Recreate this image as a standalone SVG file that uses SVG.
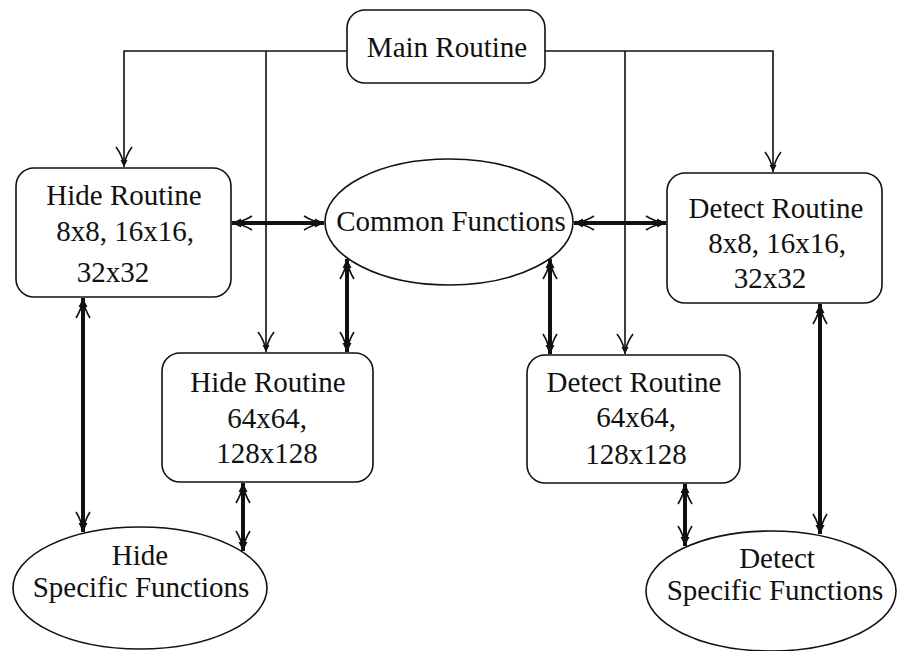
<svg xmlns="http://www.w3.org/2000/svg" width="897" height="651" viewBox="0 0 897 651">
<defs>
<style>
.box{fill:#fff;stroke:#111;stroke-width:1.6}
.t{font-family:"Liberation Serif","Times New Roman",serif;font-size:29px;fill:#111;text-anchor:middle}
.thin{fill:none;stroke:#111;stroke-width:1.6}
.thick{fill:none;stroke:#111;stroke-width:4}
</style>
<marker id="av" markerUnits="userSpaceOnUse" markerWidth="30" markerHeight="24" viewBox="-24 -12 30 24" refX="0" refY="0" orient="auto-start-reverse" overflow="visible">
<path d="M0,0 L-7,-3.5 L-7,3.5 Z" fill="#111"/>
<path d="M-2,0 Q-12,-2 -20,-8 M-2,0 Q-12,2 -20,8" fill="none" stroke="#111" stroke-width="1.6"/>
</marker>
<marker id="ak" markerUnits="userSpaceOnUse" markerWidth="30" markerHeight="24" viewBox="-24 -12 30 24" refX="0" refY="0" orient="auto-start-reverse" overflow="visible">
<path d="M0,0 L-9,-4.5 L-9,4.5 Z" fill="#111"/>
<path d="M-2,0 Q-12,-2 -20,-7 M-2,0 Q-12,2 -20,7" fill="none" stroke="#111" stroke-width="1.6"/>
</marker>
</defs>
<rect width="897" height="651" fill="#fff"/>
<g id="connectors">
<path class="thin" d="M347,51 H124 V167" marker-end="url(#av)"/>
<path class="thin" d="M266,51 V352" marker-end="url(#av)"/>
<path class="thin" d="M545,51 H773 V172" marker-end="url(#av)"/>
<path class="thin" d="M625,51 V354" marker-end="url(#av)"/>
<path class="thick" d="M232,223 H324" marker-start="url(#ak)" marker-end="url(#ak)"/>
<path class="thick" d="M574,223 H666" marker-start="url(#ak)" marker-end="url(#ak)"/>
<path class="thick" d="M347,259 V352" marker-start="url(#ak)" marker-end="url(#ak)"/>
<path class="thick" d="M550,259 V354" marker-start="url(#ak)" marker-end="url(#ak)"/>
<path class="thick" d="M83,298 V532" marker-start="url(#ak)" marker-end="url(#ak)"/>
<path class="thick" d="M243,483 V551" marker-start="url(#ak)" marker-end="url(#ak)"/>
<path class="thick" d="M820,304 V534" marker-start="url(#ak)" marker-end="url(#ak)"/>
<path class="thick" d="M685,484 V546" marker-start="url(#ak)" marker-end="url(#ak)"/>
</g>
<g id="main">
<rect class="box" x="347" y="10" width="198" height="73" rx="18"/>
<text class="t" x="447" y="57">Main Routine</text>
</g>
<g id="hide">
<rect class="box" x="16" y="168" width="215" height="129" rx="18"/>
<text class="t" x="124" y="205">Hide Routine</text>
<text class="t" x="125" y="241">8x8, 16x16,</text>
<text class="t" x="113" y="282">32x32</text>
</g>
<g id="common">
<ellipse class="box" cx="449" cy="222" rx="124" ry="63"/>
<text class="t" x="451" y="231">Common Functions</text>
</g>
<g id="detect">
<rect class="box" x="667" y="173" width="215" height="130" rx="18"/>
<text class="t" x="776" y="218">Detect Routine</text>
<text class="t" x="777" y="253">8x8, 16x16,</text>
<text class="t" x="770" y="288">32x32</text>
</g>
<g id="hide64">
<rect class="box" x="162" y="353" width="211" height="129" rx="18"/>
<text class="t" x="268" y="392">Hide Routine</text>
<text class="t" x="267" y="428">64x64,</text>
<text class="t" x="267" y="463">128x128</text>
</g>
<g id="detect64">
<rect class="box" x="527" y="355" width="213" height="128" rx="18"/>
<text class="t" x="634" y="392">Detect Routine</text>
<text class="t" x="636" y="427">64x64,</text>
<text class="t" x="636" y="464">128x128</text>
</g>
<g id="hidespec">
<ellipse class="box" cx="140" cy="588" rx="127" ry="61"/>
<text class="t" x="140" y="565">Hide</text>
<text class="t" x="141" y="597">Specific Functions</text>
</g>
<g id="detectspec">
<ellipse class="box" cx="771" cy="591" rx="125" ry="60"/>
<text class="t" x="777" y="568">Detect</text>
<text class="t" x="775" y="600">Specific Functions</text>
</g>
</svg>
++++++++
**YOUR INSTRUCTIONS**. Quote in full the listing given above; the images are to be left out.

**ANSWER FOR THE TASK**.
Recreate this image as a standalone SVG file that uses SVG.
<svg xmlns="http://www.w3.org/2000/svg" width="897" height="651" viewBox="0 0 897 651">
<defs>
<style>
.box{fill:#fff;stroke:#111;stroke-width:1.6}
.t{font-family:"Liberation Serif","Times New Roman",serif;font-size:29px;fill:#111;text-anchor:middle}
.thin{fill:none;stroke:#111;stroke-width:1.6}
.thick{fill:none;stroke:#111;stroke-width:4}
</style>
<marker id="av" markerUnits="userSpaceOnUse" markerWidth="30" markerHeight="24" viewBox="-24 -12 30 24" refX="0" refY="0" orient="auto-start-reverse" overflow="visible">
<path d="M0,0 L-7,-3.5 L-7,3.5 Z" fill="#111"/>
<path d="M-2,0 Q-12,-2 -20,-8 M-2,0 Q-12,2 -20,8" fill="none" stroke="#111" stroke-width="1.6"/>
</marker>
<marker id="ak" markerUnits="userSpaceOnUse" markerWidth="30" markerHeight="24" viewBox="-24 -12 30 24" refX="0" refY="0" orient="auto-start-reverse" overflow="visible">
<path d="M0,0 L-9,-4.5 L-9,4.5 Z" fill="#111"/>
<path d="M-2,0 Q-12,-2 -20,-7 M-2,0 Q-12,2 -20,7" fill="none" stroke="#111" stroke-width="1.6"/>
</marker>
</defs>
<rect width="897" height="651" fill="#fff"/>
<g id="connectors">
<path class="thin" d="M347,51 H124 V167" marker-end="url(#av)"/>
<path class="thin" d="M266,51 V352" marker-end="url(#av)"/>
<path class="thin" d="M545,51 H773 V172" marker-end="url(#av)"/>
<path class="thin" d="M625,51 V354" marker-end="url(#av)"/>
<path class="thick" d="M232,223 H324" marker-start="url(#ak)" marker-end="url(#ak)"/>
<path class="thick" d="M574,223 H666" marker-start="url(#ak)" marker-end="url(#ak)"/>
<path class="thick" d="M347,259 V352" marker-start="url(#ak)" marker-end="url(#ak)"/>
<path class="thick" d="M550,259 V354" marker-start="url(#ak)" marker-end="url(#ak)"/>
<path class="thick" d="M83,298 V532" marker-start="url(#ak)" marker-end="url(#ak)"/>
<path class="thick" d="M243,483 V551" marker-start="url(#ak)" marker-end="url(#ak)"/>
<path class="thick" d="M820,304 V534" marker-start="url(#ak)" marker-end="url(#ak)"/>
<path class="thick" d="M685,484 V546" marker-start="url(#ak)" marker-end="url(#ak)"/>
</g>
<g id="main">
<rect class="box" x="347" y="10" width="198" height="73" rx="18"/>
<text class="t" x="447" y="57">Main Routine</text>
</g>
<g id="hide">
<rect class="box" x="16" y="168" width="215" height="129" rx="18"/>
<text class="t" x="124" y="205">Hide Routine</text>
<text class="t" x="125" y="241">8x8, 16x16,</text>
<text class="t" x="113" y="282">32x32</text>
</g>
<g id="common">
<ellipse class="box" cx="449" cy="222" rx="124" ry="63"/>
<text class="t" x="451" y="231">Common Functions</text>
</g>
<g id="detect">
<rect class="box" x="667" y="173" width="215" height="130" rx="18"/>
<text class="t" x="776" y="218">Detect Routine</text>
<text class="t" x="777" y="253">8x8, 16x16,</text>
<text class="t" x="770" y="288">32x32</text>
</g>
<g id="hide64">
<rect class="box" x="162" y="353" width="211" height="129" rx="18"/>
<text class="t" x="268" y="392">Hide Routine</text>
<text class="t" x="267" y="428">64x64,</text>
<text class="t" x="267" y="463">128x128</text>
</g>
<g id="detect64">
<rect class="box" x="527" y="355" width="213" height="128" rx="18"/>
<text class="t" x="634" y="392">Detect Routine</text>
<text class="t" x="636" y="427">64x64,</text>
<text class="t" x="636" y="464">128x128</text>
</g>
<g id="hidespec">
<ellipse class="box" cx="140" cy="588" rx="127" ry="61"/>
<text class="t" x="140" y="565">Hide</text>
<text class="t" x="141" y="597">Specific Functions</text>
</g>
<g id="detectspec">
<ellipse class="box" cx="771" cy="591" rx="125" ry="60"/>
<text class="t" x="777" y="568">Detect</text>
<text class="t" x="775" y="600">Specific Functions</text>
</g>
</svg>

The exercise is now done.